At the top of the Avenue at the intersection of Boulevard Carot, this sprawling house that I believe is the Chateau de l'Anglais had the most interesting minarets. Unfortunately, the tall stone fench surrounding the property kept me from getting any better shots.

Turning right onto the Boulevard Carnot, I continued walking with the intention of stopping at the Carrefour market to find that night's dinner, but the road at this point becomes Boulevard Princess Grace de Monaco. Who could resist walking along this stretch which has wonderful sea views. As I rounded the base of Mont Boron, I began to see these views of  St.-Jean-Cap-Ferrat.



Usually when taking multiple photographs during the course of a day, I instinctively know my favorite.
This was today's.


By this point I was too far from Nice to turn back and to close to Villefranche not to continue. Making the turn towards the town, I passed this interesting gate high above the harbor. I love the graphic on the stone post.

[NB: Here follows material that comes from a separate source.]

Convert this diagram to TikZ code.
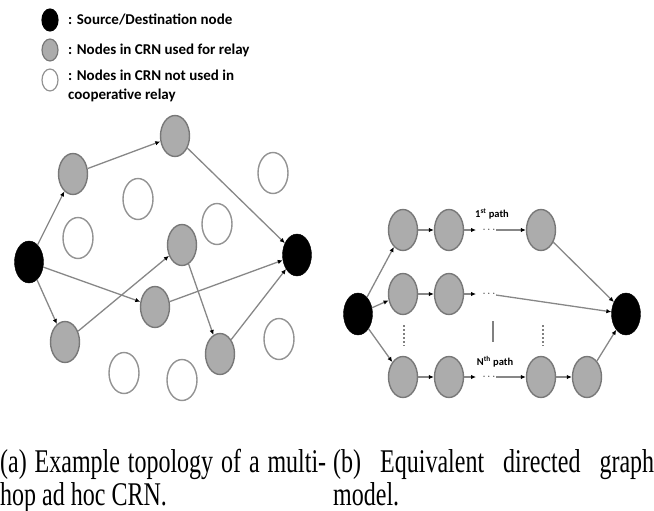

On the other side of the gate there was no where to go, but down!



Coming into the final stretch, the Christmas decorations indicated the edge of the town proper and this great advertisement with cockroach parked below (I mean motor scooter of course). I would have gladly taken the scooter to get back, but just down the street was the bus stop for the return trip to Nice.

The bus ride back cost one Euro.

The walk from Nice to Villefranche was priceless!


Villefranche is beautiful and extremely photogenic. I hope you enjoy Shelley's blog and her pictures of the town and area. After we return to Lago di Como, I'll come back again to France and share my photos of Villefranche too.








4 comments:

joanne said...

Fantastic!!

Your stories and details surrounding your photos truly bring another dimension to the beautiful cities of Europe. Keep them coming.I love it.

Bravo!

Roger Williams said...

Thank you Joanne. There is no sense of my taking photos of these destinations if I don't share them with others. Another great quote by Ansel Adams: There are always two people in every picture: the photographer and the viewer.

Anonymous said...

Next time in town will make sure to take that wok.....you sure inspired me.

LadyMissDi said...

I love your blog and your pictures are gorgeous! I enjoy traveling through your eyes!!